No rate has been fixed for sponsored programmes. However, DAVP, for any specific requirement, will call for rates for a particular time band from the channels having similar TVRs in a given genre. The channel quoting the lowest CPRP may be offered the rate for telecasting the programme. A rate may only be offered provided DAVP receives quotes from a minimum of four channels. The rate so fixed by DAVP shall apply to DAVP as well as to all AAs.
 
For empanelment of agencies with DAVP, certain criterion will have to be met at the time of application.
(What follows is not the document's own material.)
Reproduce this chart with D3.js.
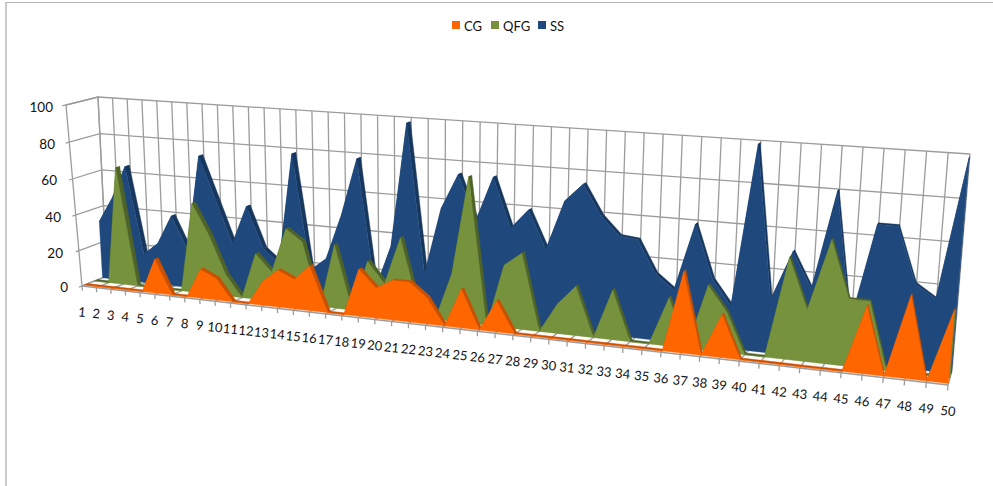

These include: a minimum telecast period of one year of commercial broadcast with at least 16 hours telecast per day, i.e., 7 AM to 11 PM; government permission to the company for up linking and down linking and sufficient evidence of such operation; a certificate by either EMMC or any other reputed agency that a channel is being continuously aired; the programme scheduling, i.e., Fixed Point Chart (FPC) for the previous 12 months from 7 AM to 11 PM during which the companies operated; a certificate from the teleport operator through which the channel uplinks its programmes regarding the average time of operation of the channel; certificate duly signed by the Auditor/Company Secretary for the prescribed revenue details; latest profit & loss account, balance sheet and actual tax payment including service tax for previous financial year; and the amount of advertisements revenue generated by the channel during the previous financial year.
 
The policy stipulates that all applications seeking empanelment will be placed before a panel advisory committee constituted for taking a final decision. The policy stipulates that a channel once empanelled will remain on the panel of DAVP for three years.